Sergio Peris-Mencheta deja claro que aquí está él desde su primera
aparición. Su Enrique se caracteriza por su inestabilidad, por no
decir que es un poco veleta (cualidad también manifestada en su
fulgurantes apariciones y sus prolongadas ausencias). Sin embargo,
Peris-Mencheta le dota de autoridad, tan capaz de transmitir la
fuerza de su poder como de hacer comprender su inclinación ante el
deseo y la lujuria.
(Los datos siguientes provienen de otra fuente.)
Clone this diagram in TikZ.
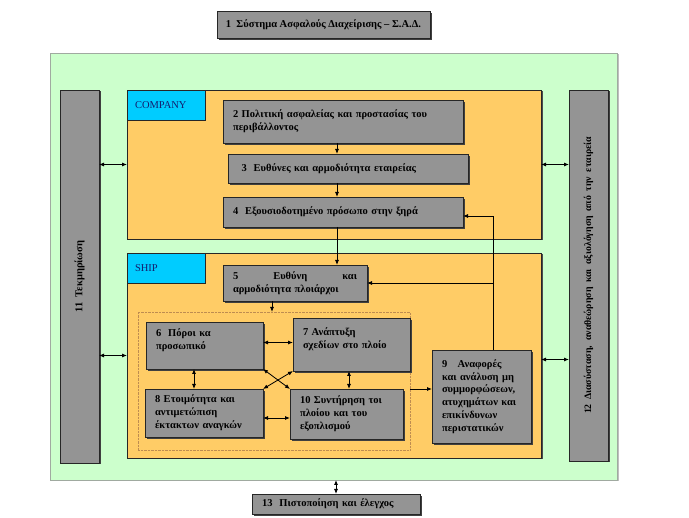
\documentclass[tikz,border=0pt]{standalone}
\usepackage{fontspec}
\usepackage{graphicx}
\setmainfont{Liberation Serif}
\usetikzlibrary{arrows.meta,shadows}
\definecolor{boxgray}{RGB}{148,148,148}
\definecolor{framegreen}{RGB}{204,255,204}
\definecolor{framegray}{RGB}{160,170,160}
\definecolor{zoneorange}{RGB}{255,204,102}
\definecolor{tagcyan}{RGB}{0,204,255}
\definecolor{tagtext}{RGB}{20,30,110}
\definecolor{grpline}{RGB}{190,140,80}
\newcommand{\boxfont}{\bfseries\fontsize{10.5}{12.8}\selectfont}
\tikzset{
  grbox/.style={draw=black!85, fill=boxgray, inner xsep=10pt, inner ysep=2pt, align=left, font=\boxfont,
    drop shadow={shadow xshift=2pt, shadow yshift=-2pt, fill=black!75, opacity=1}},
  barbox/.style={draw=black!85, fill=boxgray, inner sep=0pt, font=\boxfont, minimum width=39pt,
    drop shadow={shadow xshift=1.5pt, shadow yshift=-1.5pt, fill=black!75, opacity=1}},
  zone/.style={draw=black!85, fill=zoneorange, minimum width=414pt, inner sep=0pt,
    drop shadow={shadow xshift=1.5pt, shadow yshift=-1.5pt, fill=black!70, opacity=1}},
  tag/.style={draw=black!85, fill=tagcyan, minimum width=78pt, minimum height=30pt, inner sep=0pt,
    text=tagtext, font=\fontsize{10.5}{12}\selectfont, align=left, text width=62pt},
  arr/.style={line width=0.8pt, -{Latex[length=5pt,width=4pt]}},
  dbl/.style={line width=0.8pt, {Latex[length=5pt,width=4pt]}-{Latex[length=5pt,width=4pt]}}
}
\begin{document}
\begin{tikzpicture}[x={(1pt,0pt)},y={(0pt,-1pt)},every node/.style={outer sep=0pt}]
\useasboundingbox (0,0) rectangle (689,518);
% title and outer frame
\node[grbox, minimum width=213pt, minimum height=27pt, inner xsep=2pt] (sad) at (323.5,24.5) {1\ \ Σύστημα Ασφαλούς Διαχείρισης – Σ.Α.Δ.};
\node[draw=framegray, fill=framegreen, minimum width=567pt, minimum height=427pt,
  drop shadow={shadow xshift=1.5pt, shadow yshift=-1.5pt, fill=black!25, opacity=1}] (frame) at (333.5,266.5) {};
\node[barbox, minimum height=373pt] (doc) at (79.5,276.5) {\rotatebox{90}{11\ \ Τεκμηρίωση}};
\node[barbox, minimum height=371pt, font=\bfseries\fontsize{9.8}{12}\selectfont] (review) at (588.5,275.5) {\rotatebox{90}{\makebox[277pt][s]{12 Διασύσταση, αναθεώρηση και αξιολόγηση από την εταιρεία}}};
% company
\node[zone, minimum height=149pt] (company) at (334,164.5) {};
\node[tag] (complbl) at (166,105) {COMPANY\\[6pt]};
\node[grbox, text width=220pt, minimum height=43pt] (policy) at (343,121.5) {2 Πολιτική ασφαλείας και προστασίας του\\περιβάλλοντος};
\node[grbox, text width=220pt, minimum height=29pt] (resp) at (348,168.5) {\ 3\ \ Ευθύνες και αρμοδιότητα εταιρείας};
\node[grbox, text width=220pt, minimum height=30pt] (dp) at (343,212) {4\ \ Εξουσιοδοτημένο πρόσωπο στην ξηρά};
% ship
\node[zone, minimum height=205pt] (ship) at (334,355.5) {};
\node[tag] (shiplbl) at (166,268) {SHIP\\[6pt]};
\node[grbox, text width=124pt, minimum height=36pt] (master) at (295,283) {\makebox[124pt]{5\hfill Ευθύνη\hfill και}\\αρμοδιότητα πλοιάρχοι};
\node[draw=grpline, densely dotted, minimum width=272pt, minimum height=138pt] (grp) at (274,381) {};
\node[grbox, text width=97pt, minimum height=47pt] (resources) at (204.5,345.5) {6\ \ Πόροι κα\\προσωπικό\\~};
\node[grbox, text width=97pt, minimum height=53pt] (plans) at (351.5,344.5) {7 Ανάπτυξη\\σχεδίων στο πλοίο\\~};
\node[grbox, text width=98pt, minimum height=48pt] (emerg) at (204,413) {8 Ετοιμότητα και\\αντιμετώπιση\\έκτακτων αναγκών};
\node[grbox, text width=93pt, minimum height=50pt] (maint) at (346.5,414) {10 Συντήρηση τοι\\πλοίου και του\\εξοπλισμού};
\node[grbox, text width=79pt, minimum height=93pt] (reports) at (481.5,396.5) {9\ \ \ Αναφορές\\και ανάλυση μη\\συμμορφώσεων,\\ατυχημάτων και\\επικίνδυνων\\περιστατικών};
\node[grbox, text width=148pt, minimum height=20pt, inner ysep=0pt] (cert) at (336,504) {13\ \ Πιστοποίηση και έλεγχος};
% connectors
\coordinate (spine) at (337,0);
\coordinate (drop) at (272,0);
\coordinate (riser) at (493,0);
\coordinate (c6) at (194,0);
\coordinate (c7) at (349,0);
\coordinate (r810) at (0,418);
\coordinate (r9) at (0,389);
\draw[arr] (policy.south -| spine) -- (resp.north -| spine);
\draw[arr] (resp.south -| spine) -- (dp.north -| spine);
\draw[arr] (dp.south -| spine) -- (master.north -| spine);
\draw[arr] (master.south -| drop) -- (grp.north -| drop);
\draw[arr] (reports.north -| riser) |- ([yshift=-4pt]dp.east);
\draw[arr] (master.east -| riser) -- (master.east);
\draw[dbl] ([yshift=3pt]resources.east) -- ([yshift=3pt]resources.east -| plans.west);
\draw[dbl] (resources.south -| c6) -- (emerg.north -| c6);
\draw[dbl] (plans.south -| c7) -- (maint.north -| c7);
\draw[dbl] (resources.south east) -- (maint.north west);
\draw[dbl] (emerg.north east) -- (plans.south west);
\draw[dbl] (emerg.east |- r810) -- (maint.west |- r810);
\draw[arr] (grp.east |- r9) -- (reports.west |- r9);
\draw[dbl] (doc.east |- company.west) -- (company.west);
\draw[dbl] (doc.east |- ship.west) -- (ship.west);
\draw[dbl] (company.east) -- (company.east -| review.west);
\draw[dbl] ([yshift=-4pt]ship.east) -- ([yshift=-4pt]ship.east -| review.west);
\draw[dbl] (cert.north) -- (cert.north |- frame.south);
\end{tikzpicture}
\end{document}
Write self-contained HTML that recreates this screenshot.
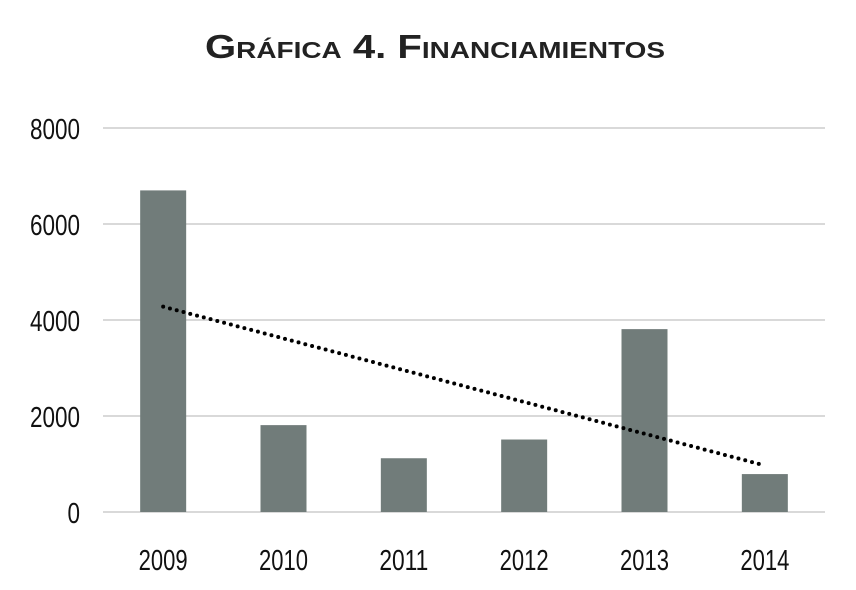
<!DOCTYPE html>
<html><head><meta charset="utf-8"><style>
html,body{margin:0;padding:0;background:#fff;}
svg{display:block;}
</style></head><body>
<svg id="chart" width="856" height="590" xmlns="http://www.w3.org/2000/svg">
<text x="435" y="58" text-anchor="middle" font-family="'Liberation Sans', sans-serif" font-weight="bold" font-size="33" fill="#222" textLength="460" lengthAdjust="spacingAndGlyphs" style="font-variant:small-caps">Gráfica 4. Financiamientos</text>
<g id="grid"></g><g id="bars"></g><g id="trend"></g><g id="labels"></g>
</svg>
<script>
const categories = ["2009","2010","2011","2012","2013","2014"];
const values = [6700, 1810, 1120, 1510, 3810, 790];
const yTicks = [0, 2000, 4000, 6000, 8000];
const NS = "http://www.w3.org/2000/svg";
const left = 103, right = 825, y0 = 512, yTop = 128, yMax = 8000;
const band = (right - left) / categories.length;
const barW = 46;
const xs = i => left + band * (i + 0.5);
const ys = v => y0 - (v / yMax) * (y0 - yTop);
const font = "'Liberation Sans Narrow','Liberation Sans',sans-serif";
function mk(tag, attrs, parent){const e=document.createElementNS(NS,tag);for(const k in attrs)e.setAttribute(k,attrs[k]);document.getElementById(parent).appendChild(e);return e;}
yTicks.forEach(t=>{
  const l=mk("line",{x1:left,x2:right,y1:ys(t),y2:ys(t),stroke:"#d9d9d9","stroke-width":2},"grid");
  
  
  const s=String(t);
  const tx=mk("text",{x:80,y:ys(t)+11,"text-anchor":"end","font-family":font,"font-size":29,fill:"#111",textLength:12.5*s.length,lengthAdjust:"spacingAndGlyphs"},"labels");
  tx.textContent=s;
  
  
});
categories.forEach((c,i)=>{
  const r=mk("rect",{x:xs(i)-barW/2,y:ys(values[i]),width:barW,height:y0-ys(values[i]),fill:"#717c7a"},"bars");
  
  
  const tx=mk("text",{x:xs(i),y:570,"text-anchor":"middle","font-family":font,"font-size":29,fill:"#111",textLength:49,lengthAdjust:"spacingAndGlyphs"},"labels");
  tx.textContent=c;
  
  
});
const n=values.length, mx=(n-1)/2, my=values.reduce((a,b)=>a+b,0)/n;
let sxy=0,sxx=0; values.forEach((v,i)=>{sxy+=(i-mx)*(v-my);sxx+=(i-mx)*(i-mx);});
const slope=sxy/sxx, icpt=my-slope*mx;
const tl=mk("line",{x1:xs(0),y1:ys(icpt),x2:xs(n-1),y2:ys(icpt+slope*(n-1)),stroke:"#000","stroke-width":4,"stroke-dasharray":"0 7","stroke-linecap":"round"},"trend");


</script>
</body></html>
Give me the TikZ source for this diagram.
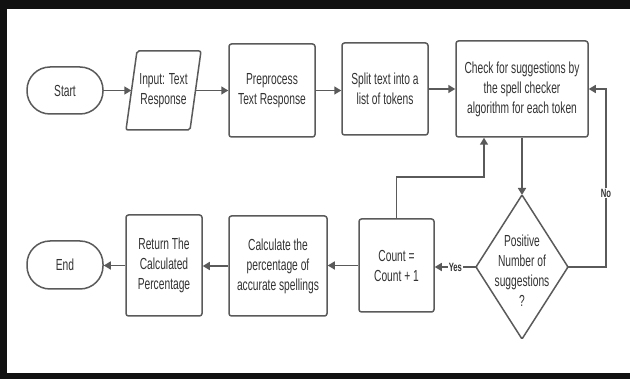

No es fácil bregar con un personaje que puede
mostrarse como un ponderado monarca en un momento, para después
dejarse llevar por un en... por una pasión, y acabar reconociendo su
falta de la manera más humilde (hoy Marco Aurelio, mañana Atila, y
pasado Federico Barbarroja), pero Peris-Mencheta hace creíbles cada
uno de estos tránsitos y consigue que su Enrique no nos parezca
tanto un trastornado con problemas de compromiso como un ser humano
maltratado por las circunstancias y los hados.
Pepa
Pedroche también es capaz de transmitir la dignidad y nobleza de su
Catalina reflejando una majestuosidad que parece natural. Su amor, su
desconfianza, su indignación, su comprensión, son siempre
sentimientos prístinos. Frente a la grandilocuencia habitual del
drama histórico, Pedroche evita caer en la impostura e impone su
carisma en cualquier situación. Por cierto, que otro antídoto
contra la pomposidad es Emilio Gavira, que proporciona no solo los
únicos momentos divertidos de la obra, sino también cierta
perspectiva. Es el bufón que dice las verdades que nadie más se
atreve a proclamar en voz alta, y Gavira sabe combinar la gracias y
el donaire de su personaje sin salirse del tono. Y si Gavira es el
gracioso, el Volseo de Joaquín Notario es el verdadero malo de la
historia, ambicioso y torticero, tendrá un destino a la altura de su
malicia. Puede parecer que Notario ya hace estos papeles de memoria,
pero no hay nada de mecánico en su interpretación, al contrario, se
le nota la garra, la pasión en cada parlamento, la mezcla de
intuición y de tablas que le permiten construir un personaje de
muchas dimensiones con la aparente facilidad de quien lo vive.
Mamen
Camacho es una Ana Bolena pérfida y seductora, con agenda propia y
pocos escrúpulos: una católica, tout
court,
aunque paradójicamente sea quien conduzca al cisma. Camacho sabe
llevar el juego a su terreno y manejar los hilos del drama hasta que
le llegue su hora. Su amante, el embajador francés, es Sergio Otegui
al que lamentablemente le falló la voz el día en el que vimos la
función, situación que nos imaginamos que tiene que ser horrible
para un actor y que tuvo que solventar como buenamente pudo.